The court finds that the City Engineer made a very thorough canvass of the bids. This is established by the affidavits of the City Engineer and the Assistant Corporation Counsel and is not seriously disputed by the petitioner. The affidavits indicate an investigation was made of the capacity of Bentro Brothers as well as the other bidders, including petitioner, to perform the contract. The Bentro Brothers had ordered new equipment but had advised the board that it would not be delivered by the contract date. The board was advised that adequate temporary equipment was available until the new equipment was delivered. The canvass disclosed that the availability of equipment might have been a problem for the petitioner. In any event, there is no proof offered that the petitioner or any other bidder offered a clear alternative to the city that would warrant rejection of the Bentro Brothers as unqualified. Petitioner argues that prudence should have warned the board that Bentro Brothers would have problems with equipment or that knowing this it had agreed to make certain special arrangements which were illegal and improper. There is no proof that any such bargain was made by the board with the contractor at the time the contract was signed. Finally, the court cannot say as a matter of law that the board should have anticipated the inability of the contractor to furnish the equipment necessary to fulfill the contract.

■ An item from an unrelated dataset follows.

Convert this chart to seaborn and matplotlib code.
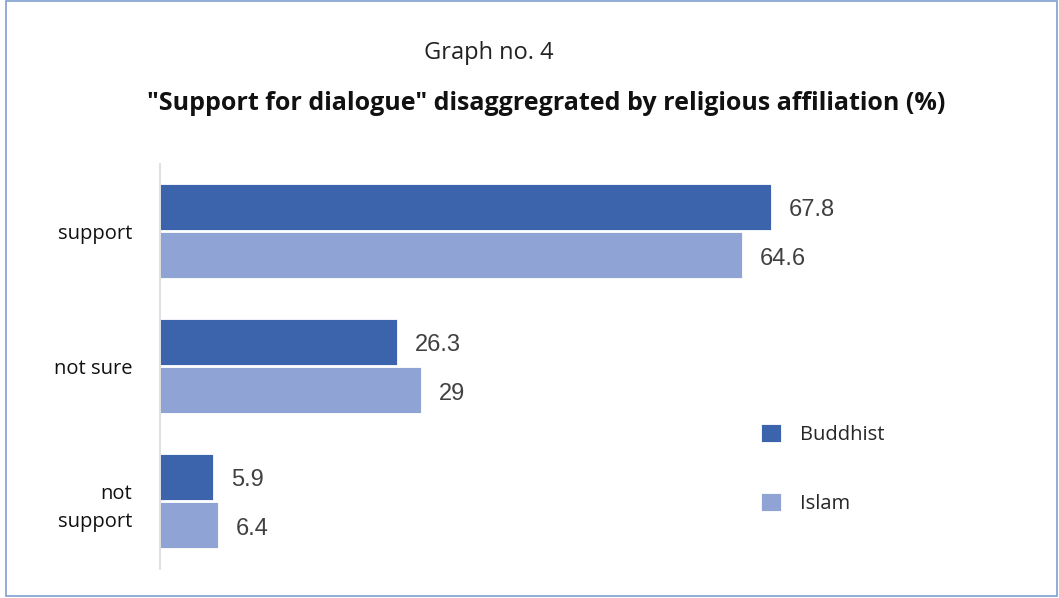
import matplotlib
matplotlib.use("Agg")
import matplotlib.pyplot as plt
from matplotlib.patches import Rectangle
import seaborn as sns
import pandas as pd

# Survey responses by religious affiliation (%)
categories = ["support", "not sure", "not\nsupport"]
buddhist = [67.8, 26.3, 5.9]
islam = [64.6, 29, 6.4]
groups = ["Buddhist", "Islam"]
colors = ["#3c64ac", "#8fa4d4"]

df = pd.DataFrame({
    "response": categories * 2,
    "value": buddhist + islam,
    "group": [groups[0]] * 3 + [groups[1]] * 3,
})

sns.set_theme(style="white")
plt.rcParams["font.family"] = ["Open Sans", "DejaVu Sans"]

W, H = 1059, 598
fig = plt.figure(figsize=(W / 100, H / 100), dpi=100)
fig.patch.set_facecolor("white")

# axes: left edge at x=160 px, 9.01 px per percentage point
x_max = 95
ax = fig.add_axes([160 / W, 29.5 / H, x_max * 9.01 / W, 405 / H])

sns.barplot(data=df, x="value", y="response", hue="group", orient="h",
            palette=colors, saturation=1, width=0.72, gap=0.05, ax=ax,
            legend=True, edgecolor="white", linewidth=0.6)

ax.set_xlim(0, x_max)
ax.set_ylim(2.5, -0.5)
ax.set_xlabel("")
ax.set_ylabel("")
ax.set_xticks([])
for s in ["top", "right", "bottom"]:
    ax.spines[s].set_visible(False)
ax.spines["left"].set_color("#d9d9d9")
ax.spines["left"].set_linewidth(1.2)
ax.tick_params(axis="y", length=0, pad=20)
for lbl in ax.get_yticklabels():
    lbl.set_fontsize(14.5)
    lbl.set_color("#111111")
    lbl.set_horizontalalignment("right")
    lbl.set_multialignment("right")
    lbl.set_linespacing(1.6)

for cont in ax.containers:
    anns = ax.bar_label(cont, labels=[f"{v:g}" for v in cont.datavalues],
                        padding=13, fontsize=17, color="#404040",
                        family="Liberation Sans")
    for a in anns:
        a.xyann = (13, -2.5)

handles, labels = ax.get_legend_handles_labels()
ax.legend(handles, labels, loc="center left",
          bbox_to_anchor=(743 / W, 1 - 469 / H), bbox_transform=fig.transFigure,
          frameon=False, fontsize=14.5, handlelength=1.0, handleheight=1.0,
          labelspacing=2.35, handletextpad=0.95)

fig.text(489 / W, 1 - 53 / H, "Graph no. 4", ha="center", va="center",
         fontsize=17, color="#222222")
fig.text(546 / W, 1 - 104 / H,
         "\"Support for dialogue\" disaggregrated by religious affiliation (%)",
         ha="center", va="center", fontsize=18, fontweight="bold",
         color="#111111")

fig.add_artist(Rectangle((6 / W, 2 / H), (1057 - 6) / W, (597 - 2) / H,
                         transform=fig.transFigure, fill=False,
                         edgecolor="#7f9fcf", linewidth=1.2))

fig.savefig("out.png", dpi=100, facecolor="white")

The board had satisfied itself that Bentro Brothers and/or the B & B Sanitation, Inc. had adequate business experience, had sufficient equipment available and was financially able to *27perform the contract. There are sufficient facts set forth in the affidavits to support this judgment.

The fact that the judgment may have been erroneous or naive would not justify the interference of the court in the board’s decision, in the absence of proof of illegality, fraud, collusion, corruption or bad faith.

“ Reasonable men may reasonably differ, but the agency or person saddled with the responsibility of decision, absent fraud, collusion, illegality or action clearly arbitrary and without foundation, should have its decisions upheld. Moreover, a presumption of regularity attends the action of the board, and it is incumbent upon the petitioner to overcome that presumption and establish the action to have been without reasonable foundation. Since the board had the information before it, we cannot say the action of the board is without some reasonable basis.” (Matter of Kayfield Constr. Corp. v. Morris, 15 A D 2d 373, 379.)

Although the entire procedure was conducted under unusual circumstances because of the urgent problems facing the city, this court cannot find as a matter of law evidence of bad faith, fraud, collusion, corruption or illegality present at the time of the board’s decision. (Picone v. City of New York, 176 Misc. 967; Matter of Caristo Constr. Corp. v. Rubin, 15 A D 2d 561, affd. 10 N Y 2d 538.)

Petitioner’s final argument is that after the commencement of work on the contract the city permitted variations in the contract and made certain beneficial arrangements with the contractor to assist him in fulfilling his responsibilities. He contends that this practice was unfair to the other bidders. It may have been unfair had it been agreed to at the time of the signing of the contract. There is no such evidence. The court does not pass on the propriety of these alleged actions by the city. If true, some legal remedy may lie against the city, but it is not properly before the court in this proceeding.

In view of the foregoing, the petition is dismissed without costs.